Senators clash over impact of Dobbs ruling on IVF, other reproductive rights

Senate Democrats argued Wednesday that restrictions on in vitro fertilization (IVF) are the first in what will be a wave of unexpected barriers to women’s reproductive health access resulting from the overturning of Roe v. Wade. Senate Republicans said they’ve done the work to protect IVF access.

The hearing was the third on the topic of abortion since the Supreme Court’s Dobbs v. Jackson Women’s Health Organization decision overturned Roe in 2022.

Senate Judiciary Committee Chair Dick Durbin (D-Ill.) argued the decision opened the door to “heartbreaking” rulings, such as the Alabama Superior Court’s determination that frozen embryos are children, causing IVF treatment providers in Alabama to pause services.

Lourdes A. Rivera, president of nonprofit organization Pregnancy Justice, told the committee that many reproductive health issues are connected and rulings on one issue often impact others.

“If you’ve defined fertilized eggs, embryos and fetuses as legal persons with independent rights, it’s gonna affect everyone,” Rivera said. “It’s going to affect abortion, it’s going to affect access to IVF, it’s going to affect contraception and it’s going to affect the quality of health care that pregnant women and pregnant people are entitled to.”

Ranking member Sen. Lindsey Graham (R-S.C.) argued Alabama legislators corrected the court’s ruling when they passed a law protecting IVF clinics and patients from lawsuits or criminal charges from “the death or damage to an embryo.” He said Republicans are “absolutely committed” to ensuring IVF is available to families.

Graham emphasized that he supported Americans in growing their families, and he suggested encouraging people to participate in IVF with a tax credit.

“Somebody’s got to pay my Social Security — the more children the better,” Graham said jokingly.

Rep.

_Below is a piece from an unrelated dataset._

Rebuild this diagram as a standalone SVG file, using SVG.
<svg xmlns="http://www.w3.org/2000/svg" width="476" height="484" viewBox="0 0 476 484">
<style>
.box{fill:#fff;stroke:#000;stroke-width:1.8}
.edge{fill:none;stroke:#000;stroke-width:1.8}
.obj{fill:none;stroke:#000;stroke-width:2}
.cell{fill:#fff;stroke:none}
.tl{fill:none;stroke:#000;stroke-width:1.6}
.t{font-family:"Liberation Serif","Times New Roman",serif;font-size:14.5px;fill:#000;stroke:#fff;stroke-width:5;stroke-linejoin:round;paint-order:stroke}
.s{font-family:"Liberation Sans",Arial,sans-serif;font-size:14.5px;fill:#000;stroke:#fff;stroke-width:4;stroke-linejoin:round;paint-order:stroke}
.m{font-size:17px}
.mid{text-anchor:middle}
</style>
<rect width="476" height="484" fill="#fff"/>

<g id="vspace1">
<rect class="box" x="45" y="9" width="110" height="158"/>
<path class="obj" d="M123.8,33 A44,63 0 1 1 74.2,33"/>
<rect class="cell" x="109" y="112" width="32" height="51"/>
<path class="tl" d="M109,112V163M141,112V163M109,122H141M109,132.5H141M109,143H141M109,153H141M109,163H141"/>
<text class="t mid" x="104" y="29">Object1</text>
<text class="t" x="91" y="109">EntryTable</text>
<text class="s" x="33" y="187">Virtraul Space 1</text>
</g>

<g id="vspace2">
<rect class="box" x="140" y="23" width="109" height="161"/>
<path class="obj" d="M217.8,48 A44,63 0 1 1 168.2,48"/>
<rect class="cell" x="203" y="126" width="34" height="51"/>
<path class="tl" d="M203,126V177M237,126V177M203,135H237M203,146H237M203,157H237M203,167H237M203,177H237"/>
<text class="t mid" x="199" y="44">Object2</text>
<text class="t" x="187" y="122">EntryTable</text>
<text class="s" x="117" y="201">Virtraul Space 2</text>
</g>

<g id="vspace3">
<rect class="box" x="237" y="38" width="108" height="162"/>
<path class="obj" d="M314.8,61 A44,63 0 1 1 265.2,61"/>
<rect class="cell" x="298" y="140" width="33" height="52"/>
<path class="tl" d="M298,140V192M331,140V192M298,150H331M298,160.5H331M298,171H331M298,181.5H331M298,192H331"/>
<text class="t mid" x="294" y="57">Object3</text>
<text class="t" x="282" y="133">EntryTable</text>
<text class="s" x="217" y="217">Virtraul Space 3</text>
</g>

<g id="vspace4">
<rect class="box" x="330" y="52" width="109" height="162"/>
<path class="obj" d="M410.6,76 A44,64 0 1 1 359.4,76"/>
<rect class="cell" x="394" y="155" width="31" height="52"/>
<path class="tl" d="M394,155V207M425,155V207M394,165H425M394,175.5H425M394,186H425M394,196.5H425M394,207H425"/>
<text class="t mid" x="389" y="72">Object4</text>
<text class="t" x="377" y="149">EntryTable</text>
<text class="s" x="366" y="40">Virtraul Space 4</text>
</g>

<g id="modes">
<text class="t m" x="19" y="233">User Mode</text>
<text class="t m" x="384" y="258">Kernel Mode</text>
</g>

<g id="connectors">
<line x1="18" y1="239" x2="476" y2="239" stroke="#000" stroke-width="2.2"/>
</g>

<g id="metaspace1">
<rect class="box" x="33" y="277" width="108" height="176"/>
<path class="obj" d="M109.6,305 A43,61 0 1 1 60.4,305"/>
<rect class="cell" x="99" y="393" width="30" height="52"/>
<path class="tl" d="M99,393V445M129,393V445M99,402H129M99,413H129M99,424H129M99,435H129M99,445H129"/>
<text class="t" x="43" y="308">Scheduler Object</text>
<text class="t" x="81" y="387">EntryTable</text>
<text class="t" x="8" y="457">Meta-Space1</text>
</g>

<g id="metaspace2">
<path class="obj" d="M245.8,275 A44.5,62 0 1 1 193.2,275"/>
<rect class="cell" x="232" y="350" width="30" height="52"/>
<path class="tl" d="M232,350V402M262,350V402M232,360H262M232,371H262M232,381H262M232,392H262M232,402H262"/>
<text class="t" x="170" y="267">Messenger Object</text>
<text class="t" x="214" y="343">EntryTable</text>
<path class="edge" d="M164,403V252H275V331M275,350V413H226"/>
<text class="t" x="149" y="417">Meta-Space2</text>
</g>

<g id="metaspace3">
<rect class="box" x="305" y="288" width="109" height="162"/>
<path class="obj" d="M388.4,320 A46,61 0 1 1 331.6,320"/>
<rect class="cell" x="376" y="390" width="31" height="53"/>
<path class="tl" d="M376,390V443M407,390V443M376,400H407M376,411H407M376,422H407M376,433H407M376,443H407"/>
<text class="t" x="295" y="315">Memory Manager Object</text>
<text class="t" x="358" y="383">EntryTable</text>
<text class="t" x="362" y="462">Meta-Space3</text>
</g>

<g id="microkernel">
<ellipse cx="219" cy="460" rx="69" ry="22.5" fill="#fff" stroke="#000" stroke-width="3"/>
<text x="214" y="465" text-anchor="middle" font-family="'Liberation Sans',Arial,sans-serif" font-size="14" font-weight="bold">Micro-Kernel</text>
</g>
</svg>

Michelle Fischbach (R-Minn.), who served as a witness during the hearing, argued the meeting was an effort by Democratic committee members to mislead Americans into relating IVF with abortion access — and to “pretend like Republicans are launching an assault on reproductive rights.”

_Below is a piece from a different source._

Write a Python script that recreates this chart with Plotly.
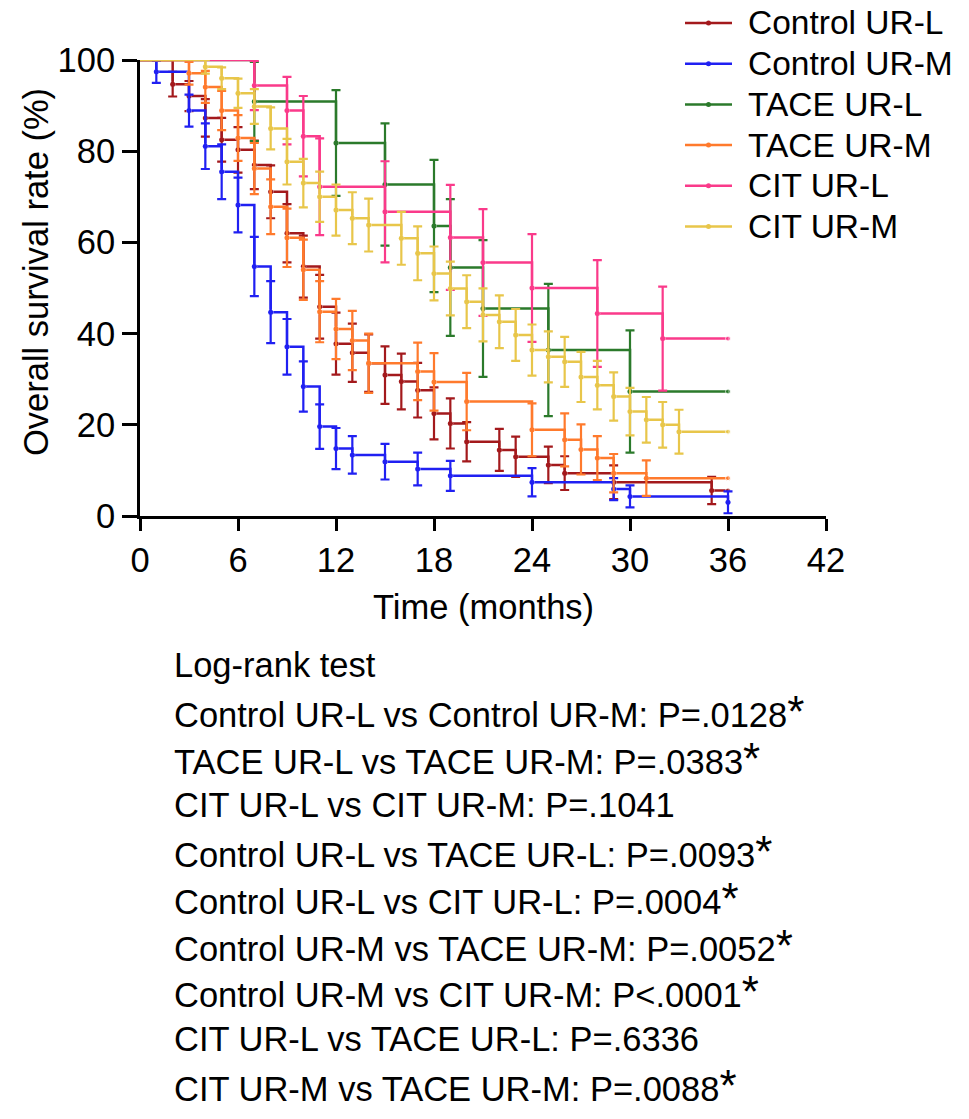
import plotly.graph_objects as go

# Kaplan-Meier steps (months, % surviving, +/- error)
ctl_l_t = [2, 3, 4, 5, 6, 7, 8, 9, 10, 11, 12, 13, 14, 15, 16, 17, 18, 19, 20, 22, 23, 25, 26, 29, 35]
ctl_l_s = [94.7, 92.1, 87.3, 82.5, 80.3, 77.0, 71.1, 62.0, 54.7, 45.9, 37.8, 35.8, 33.5, 30.9, 29.5,
           27.6, 22.5, 20.3, 16.3, 14.5, 13.0, 11.2, 9.4, 7.4, 5.6]
ctl_l_e = [2.7, 3.3, 4.1, 4.8, 5.0, 5.3, 5.8, 6.4, 6.8, 7.0, 6.8, 6.4, 6.3, 6.3, 6.1,
           6.0, 5.7, 5.5, 4.3, 4.6, 4.4, 4.0, 3.7, 3.7, 3.0]

ctl_m_t = [1, 3, 4, 5, 6, 7, 8, 9, 10, 11, 12, 13, 15, 17, 19, 24, 29, 30, 36]
ctl_m_s = [97.4, 88.9, 81.1, 75.5, 68.2, 54.7, 44.7, 37.1, 28.4, 19.6, 14.8, 13.4, 11.9, 10.3,
           8.8, 7.4, 5.9, 4.3, 3.0]
ctl_m_e = [2.4, 3.5, 5.0, 6.0, 6.0, 6.5, 6.8, 6.1, 5.5, 4.9, 4.5, 4.1, 3.9, 3.6, 3.3, 3.1, 2.4, 2.4, 2.4]

tace_l_t = [7, 12, 15, 18, 19, 21, 25, 30]
tace_l_s = [90.9, 81.8, 72.7, 63.6, 54.5, 45.5, 36.4, 27.3]
tace_l_e = [8.7, 11.6, 13.4, 14.5, 15.0, 15.0, 14.5, 13.4]

tace_m_t = [3, 4, 5, 6, 7, 8, 9, 10, 11, 12, 13, 14, 17, 18, 20, 24, 26, 27, 28, 29, 31]
tace_m_s = [97.1, 94.1, 88.9, 82.9, 76.2, 67.8, 61.0, 54.0, 44.8, 41.0, 38.5, 33.5, 31.7, 29.4,
            25.1, 18.9, 16.7, 14.6, 12.7, 9.4, 8.3]
tace_m_e = [2.5, 3.5, 4.3, 5.0, 5.6, 6.0, 6.4, 6.6, 6.7, 6.6, 6.5, 6.5, 6.3, 6.3,
            6.3, 5.8, 5.8, 5.5, 4.8, 4.2, 3.9]

cit_l_t = [7, 9, 10, 11, 15, 19, 21, 24, 28, 32]
cit_l_s = [94.4, 88.9, 83.3, 72.2, 66.7, 61.1, 55.6, 50.0, 44.4, 38.9]
cit_l_e = [5.4, 7.4, 8.8, 10.6, 11.1, 11.5, 11.7, 11.8, 11.7, 11.4]

cit_m_t = [4, 5, 6, 7, 8, 9, 10, 11, 12, 13, 14, 16, 17, 18, 19, 20, 21, 22, 23, 24, 25, 26,
           27, 28, 29, 30, 31, 32, 33]
cit_m_s = [98.5, 96.0, 92.7, 89.8, 85.0, 77.7, 73.0, 70.0, 67.1, 65.3, 63.8, 60.9, 57.6, 53.2,
           49.9, 47.0, 44.1, 42.6, 39.7, 36.4, 34.9, 33.8, 30.5, 28.7, 26.2, 22.9, 21.1, 20.0, 18.5]
cit_m_e = [1.5, 2.4, 3.2, 3.8, 4.6, 5.0, 5.3, 5.5, 5.6, 5.7, 5.8, 5.8, 5.9, 5.9,
           5.9, 5.8, 5.8, 5.8, 5.7, 5.6, 5.6, 5.5, 5.5, 5.3, 5.3, 5.2, 5.0, 5.0, 4.8]

names = ["Control UR-L", "Control UR-M", "TACE UR-L", "TACE UR-M", "CIT UR-L", "CIT UR-M"]
colors = ["#A3191C", "#2020F2", "#2B7A2B", "#FF7A2C", "#FA3A8A", "#E8C64A"]
times = [ctl_l_t, ctl_m_t, tace_l_t, tace_m_t, cit_l_t, cit_m_t]
surv = [ctl_l_s, ctl_m_s, tace_l_s, tace_m_s, cit_l_s, cit_m_s]
errs = [ctl_l_e, ctl_m_e, tace_l_e, tace_m_e, cit_l_e, cit_m_e]
follow_up = 36

x_ticks = [0, 6, 12, 18, 24, 30, 36, 42]
y_ticks = [0, 20, 40, 60, 80, 100]

comparisons = ["Control UR-L vs Control UR-M", "TACE UR-L vs TACE UR-M", "CIT UR-L vs CIT UR-M",
               "Control UR-L vs TACE UR-L", "Control UR-L vs CIT UR-L", "Control UR-M vs TACE UR-M",
               "Control UR-M vs CIT UR-M", "CIT UR-L vs TACE UR-L", "CIT UR-M vs TACE UR-M"]
p_values = ["P=.0128", "P=.0383", "P=.1041", "P=.0093", "P=.0004", "P=.0052",
            "P<.0001", "P=.6336", "P=.0088"]
significant = [True, True, False, True, True, True, True, False, True]

FONT = "Liberation Sans, Arial, Helvetica, sans-serif"
FS = 34.5
W, H = 969, 1119
# plot area in page pixels (body margin is removed below)
L, R, T, B = 140, 826, 60, 516


def px(x):
    return (x - L) / (R - L)


def py(y):
    return (B - y) / (B - T)


fig = go.Figure()

for name, col, t, s, e in zip(names, colors, times, surv, errs):
    xs = [0] + t
    ys = [100] + s
    if t[-1] < follow_up:
        xs = xs + [follow_up]
        ys = ys + [s[-1]]
    fig.add_trace(go.Scatter(
        x=xs, y=ys, mode="lines+markers", name=name,
        line=dict(color=col, width=2.5, shape="hv"),
        marker=dict(color=col, size=[0] + [5] * (len(xs) - 1)),
        cliponaxis=False, showlegend=False))
    fig.add_trace(go.Scatter(
        x=t, y=s, mode="markers", name=name,
        marker=dict(color=col, size=5),
        error_y=dict(type="data", array=e, visible=True, color=col, thickness=2.2, width=4.5),
        cliponaxis=False, showlegend=False))

fig.update_xaxes(range=[0, 42], tickvals=x_ticks, showline=True, linewidth=3, linecolor="black",
                 ticks="outside", ticklen=12, tickwidth=3, tickcolor="black",
                 showgrid=False, zeroline=False, ticklabelstandoff=0,
                 tickfont=dict(size=FS, color="black"))
fig.update_yaxes(range=[0, 100], tickvals=y_ticks, showline=True, linewidth=3, linecolor="black",
                 ticks="outside", ticklen=15, tickwidth=3, tickcolor="black",
                 showgrid=False, zeroline=False, ticklabelstandoff=0,
                 tickfont=dict(size=FS, color="black"))

ann = []
ann.append(dict(text="Time (months)", x=px(483), y=py(607), xref="paper", yref="paper",
                showarrow=False, xanchor="center", yanchor="middle", font=dict(size=FS)))
ann.append(dict(text="Overall survival rate (%)", x=px(36), y=py(272), xref="paper", yref="paper",
                showarrow=False, textangle=-90, xanchor="center", yanchor="middle",
                font=dict(size=FS)))

# legend drawn by hand
shapes = []
for i, (name, col) in enumerate(zip(names, colors)):
    yc = 23 + 40.7 * i
    shapes.append(dict(type="line", xref="paper", yref="paper", x0=px(685), x1=px(732),
                       y0=py(yc), y1=py(yc), line=dict(color=col, width=2.5)))
    shapes.append(dict(type="circle", xref="paper", yref="paper", x0=px(706), x1=px(711),
                       y0=py(yc + 2.5), y1=py(yc - 2.5), fillcolor=col, line=dict(color=col, width=0)))
    ann.append(dict(text=name, x=px(746), y=py(yc), xref="paper", yref="paper", showarrow=False,
                    xanchor="left", yanchor="middle", font=dict(size=33.5)))

lines = ["Log-rank test"]
for c, p, sig in zip(comparisons, p_values, significant):
    txt = c + ": " + p
    if sig:
        txt += '<span style="font-size:44px">*</span>'
    lines.append(txt)
for i, txt in enumerate(lines):
    ann.append(dict(text=txt, x=px(172), y=py(665 + 46.7 * i), xref="paper", yref="paper",
                    showarrow=False, xanchor="left", yanchor="middle", font=dict(size=FS)))

fig.update_layout(width=W, height=H,
                  margin=dict(l=L, r=W - R, t=T, b=H - B),
                  plot_bgcolor="white", paper_bgcolor="white", showlegend=False,
                  font=dict(family=FONT, size=FS, color="black"),
                  annotations=ann, shapes=shapes)

fig.write_html("out.html", config={"displayModeBar": False},
               post_script="document.body.style.margin='0';")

“But they hide behind false narratives like this, to drive their political agenda and to conceal deeply troubling features of their pro abortion agenda,” Fischbach said.

Senate Democrats are working on passing legislation establishing a statutory right to IVF and have received their first bipartisan supporters in two New York Republicans co-sponsoring a companion bill in the House.

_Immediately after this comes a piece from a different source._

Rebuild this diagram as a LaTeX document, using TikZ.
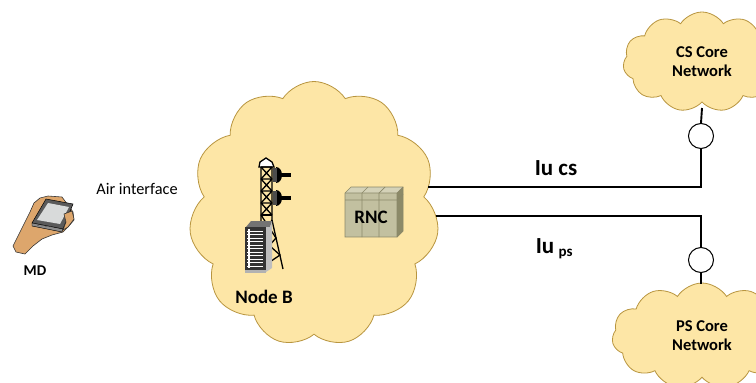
\documentclass[tikz,border=0pt]{standalone}
\usepackage{fontspec}
\setmainfont{Carlito}
\usetikzlibrary{shapes.symbols}

\definecolor{cloudfill}{HTML}{FDE6A6}
\definecolor{cloudline}{HTML}{B8953F}
\definecolor{rncfront}{HTML}{C2C0A0}
\definecolor{rnctop}{HTML}{D4D2B8}
\definecolor{rncside}{HTML}{8C8A68}
\definecolor{rncedge}{HTML}{8A8868}
\definecolor{skin}{HTML}{DDA66C}
\definecolor{devframe}{HTML}{5A5A5A}
\definecolor{devscreen}{HTML}{D8DADA}

\tikzset{
  netcloud/.style={shape=cloud, cloud puffs=11, cloud puff arc=115,
    cloud ignores aspect, draw=cloudline, fill=cloudfill, line width=0.8pt,
    inner sep=0pt, align=center, font=\fontsize{16.5}{19}\selectfont\bfseries},
  link/.style={draw=black, line width=1.9pt},
  tap/.style={circle, draw=black, fill=white, line width=1pt, minimum size=25pt, inner sep=0pt},
  lbl/.style={inner sep=0pt, font=\fontsize{19}{21}\selectfont\bfseries},
  small/.style={inner sep=0pt, font=\fontsize{16.3}{18}\selectfont},
  towerline/.style={draw=black, line width=1.3pt},
}

\begin{document}
\begin{tikzpicture}[x=1pt,y=-1pt]
\useasboundingbox (0,0) rectangle (756,383);
\clip (0,0) rectangle (756,383);

% radio access network cloud and the two core network clouds
\node[netcloud, minimum width=250pt, minimum height=265pt] (ran) at (314,214) {};
\node[netcloud, minimum width=158pt, minimum height=100pt] (cs) at (702,62) {CS Core\\Network};
\node[netcloud, minimum width=180pt, minimum height=106pt] (ps) at (702,336) {PS Core\\Network};

% Iu interfaces
\coordinate (csout) at (428,187);
\coordinate (psout) at (436,216);
\coordinate (cscorner) at (701,187);
\coordinate (pscorner) at (701,216);
\node[tap] (cstap) at (701,136) {};
\node[tap] (pstap) at (701,260) {};
\draw[link] (csout) -- (cscorner) -- (cstap.south);
\draw[link] (cstap.north) -- (cs.south |- 0,108);
\draw[link] (psout) -- (pscorner) -- (pstap.north);
\draw[link] (pstap.south) -- (701,284);

\node[lbl, font=\fontsize{23}{25}\selectfont\bfseries] (iucs) at (556,168) {Iu cs};
\node[lbl, font=\fontsize{23}{25}\selectfont\bfseries, anchor=base] (iups) at (545,253) {Iu};
\node[inner sep=0pt, anchor=base west, font=\fontsize{15}{16}\selectfont\bfseries] (iupssub) at ([xshift=4pt,yshift=-3pt]iups.base east) {ps};

% RNC cabinet
\fill[rnctop] (345,193) -- (351,187) -- (403,187) -- (397,193) -- cycle;
\fill[rncside] (397,193) -- (403,187) -- (403,231) -- (397,237) -- cycle;
\fill[rncfront] (345,193) rectangle (397,237);
\draw[rncedge, line width=0.7pt] (345,193) -- (351,187) -- (403,187) -- (403,231) -- (397,237) -- (345,237) -- cycle;
\draw[rncedge, line width=0.7pt] (345,193) -- (397,193) -- (403,187) (397,193) -- (397,237);
\draw[rncedge, line width=0.7pt] (345,200) -- (397,200) -- (403,194);
\draw[rncedge, line width=0.7pt] (362,193) -- (362,237) (362,193) -- (368,187);
\draw[rncedge, line width=0.7pt] (379,193) -- (379,237) (379,193) -- (385,187);
\node[lbl] (rnc) at (371,217) {RNC};

% Node B mast
\draw[towerline, fill=white] (259,167) -- (260,162) -- (266,158) -- (272,162) -- (274,167) -- cycle;
\draw[towerline] (261,167) -- (261,268) (272,167) -- (272,220) -- (283,269);
\foreach \y in {167,179,191,203} {
  \draw[towerline] (261,\y) -- (272,\y) (261,\y) -- (272,\y+12) (272,\y) -- (261,\y+12);
}
\draw[towerline] (261,215) -- (272,215);
\draw[towerline] (261,215) -- (276,238) -- (261,255) (272,220) -- (261,238) -- (280,255) -- (261,268);
% antennas
\foreach \y in {175,198} {
  \fill[black] (276,\y-8) .. controls (284,\y-8) and (284,\y+8) .. (276,\y+8) -- cycle;
  \fill[black!70] (273,\y-7) rectangle (277,\y+7);
  \fill[black] (281,\y-2) rectangle (291,\y+2);
}
% Node B equipment rack
\fill[black!55] (246,227) -- (251,221) -- (272,221) -- (270,227) -- cycle;
\fill[black!80] (245,227) rectangle (266,272);
\fill[black!25] (266,227) -- (270,227) -- (272,221) -- (272,268) -- (266,272) -- cycle;
\foreach \y in {231,234.5,...,267} {
  \draw[white, line width=0.9pt] (247,\y) -- (263,\y);
}
\draw[white, line width=1.2pt] (249,229) -- (249,268);
\fill[black!30] (245,270) rectangle (266,273);
\node[lbl] (nodeb) at (264,297) {Node B};

% mobile device in hand
\fill[skin, draw=black!80, line width=0.6pt]
  (13,246) -- (18,236) -- (24,224) -- (30,212) -- (34,203) -- (40,198) -- (48,196)
  -- (62,197) -- (68,205) -- (73,212) -- (74,220) -- (68,227) -- (63,232)
  -- (52,235) -- (42,239) -- (33,246) -- (25,254) -- (16,252) -- cycle;
\fill[devframe, draw=black, line width=0.5pt] (32,223) -- (46,199) -- (73,204) -- (63,229) -- cycle;
\fill[black!45, draw=black, line width=0.4pt] (32,223) -- (63,229) -- (62,232) -- (32,226) -- cycle;
\fill[devscreen] (37,220) -- (48,203) -- (69,207) -- (60,224) -- cycle;
\foreach \x in {38,42,...,58} {
  \fill[black!70] (\x,225.5+\x*0.08-3) circle (0.6);
}
\fill[skin, draw=black!80, line width=0.6pt] (64,214) -- (72,211) -- (74,219) -- (68,227) -- (63,230) -- (66,222) -- cycle;
\node[lbl, font=\fontsize{15}{17}\selectfont\bfseries] (md) at (35,271) {MD};
\node[small] (air) at (137,189) {Air interface};
\end{tikzpicture}
\end{document}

GOP lawmakers have argued the bill opens the door for forms of genetic engineering and that it would take away doctors’ rights to refuse to administer an abortion for religious or moral reasons.

Sen. Cindy Hyde-Smith (R-Miss.) claimed the bill would legalize human cloning, “gene-edited designer babies” and “the creation of human-animal chimeras,” when Sen. Tammy Duckworth (D-Ill.), who introduced the bill, requested unanimous consent to consider the legislation in the upper chamber last month.

Hyde-Smith also argued the bill would force religious and anti-abortion organizations to “facilitate procedures that violate their core beliefs.”

Duckworth, who also served as a witness during the hearing and is an IVF patient, responded to Hyde-Smith’s remarks in her testimony Wednesday, saying statements like Hyde-Smith’s are a “bad faith effort to confuse the public” about the bill.

The legislation would establish a nationwide right for patients to receive IVF and allow doctors to provide the treatment per “widely accepted and evidence-based medical standards of care,” Duckworth said.